Sunday, June 7, 2015

Waterworks and Seven Mile Beach Protected Area

Here's a couple of short reports from outings nearby to our house-sit as I gather breath for another resounding rant. First, a visit to what must surely be Hobart's most popular climbing area – Waterworks. We'd been planning to visit Waterworks for a while but we needed to wait for some warmer sunny weather – it's the dead of winter down here in Tassie and it gets cold – and a time when it was not overrun with other climbers. You see, Waterworks is Hobart's most popular climbing area, not because it has fantastic climbing, but because it has safe climbing, something that is sorely lacking in Australia. 

Australian climbing is about 30 to 40 years behind climbing in other countries and the climbing community on this small island is still stuck firmly in the middle of the “bolt wars” which played out in Canada in the 80's and are now almost forgotten. Hard routes are slowly getting bolted, but easy or moderate routes remain scary, run-out affairs where certain death will result should you fall. Occasionally, a carrot bolt (yes, that is as bad as it sounds) might offer one semi-solid piece of protection between the climber and the ground, but, in many instances, even that dubious protection is missing. And, guess what, most people do not want a near death experience every time they go out to climb a few pitches. 

 Climbing on U bolts at Waterworks

So, Waterworks, with a half dozen or more bolted routes under 20 is very popular. Any area with easy to moderate climbing and solid protection (particularly if it is bolted) will be popular. Evidence the popularity of the classic routes at Mount Arapiles many of which are easy rambles but offer solid natural protection. 

But, I'm ranting instead of reporting. We finally had a not weekend day with a warm forecast and, the Tasmanian University Climbing Club (10 minutes walk from Waterworks) did not seem to be streaming out in full force, so we drove across Hobart (much easier than it sounds as Hobart is a small city) and climbed at Waterworks. And, the climbing is fine. Not great. It is, after all, merely an old quarry in the suburbs, but, you can have a fun few hours with just a half dozen quick draws and a rope, and, need not fear death or mortal injury.

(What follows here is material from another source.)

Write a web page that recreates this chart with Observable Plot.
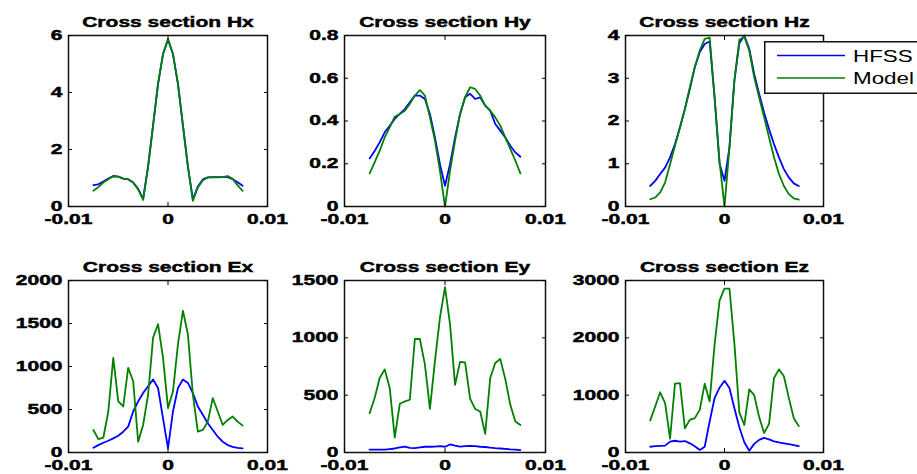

 Storm clouds over Five Mile Beach

A couple of days later, we drove through Sorell to Seven Mile Beach Protected Area where an eight kilometre long spit of land divides Pittwater from Frederick Henry Bay. Doug dropped me off at Five Mile Beach (this is the estuary side of the sand spit) and I started walking east, while Doug drove to Seven Mile Beach (the ocean side of the sand spit) and also began walking east. This was another one of those walks where we didn't quite cross paths. A rising tide forced me off Five Mile Beach onto the inland track, while Doug was coming around the eastern sand spit and so we missed each other.  I walked west along Seven Mile Beach while Doug was also walking west along Five Mile Beach. 

 Selfie silhouette

Ten minutes away from either parking lot, the beach on either side (that is, Five Mile and Seven Mile) was empty of people. A strong and strangely warm north wind was blowing, there were fantastic cloud formations and loads of beautiful shells on Seven Mile Beach. The only really bizarre thing I encountered was a naked runner coming along Seven Mile Beach. The dude was clearly not just into barefoot running but also bare-arsed running.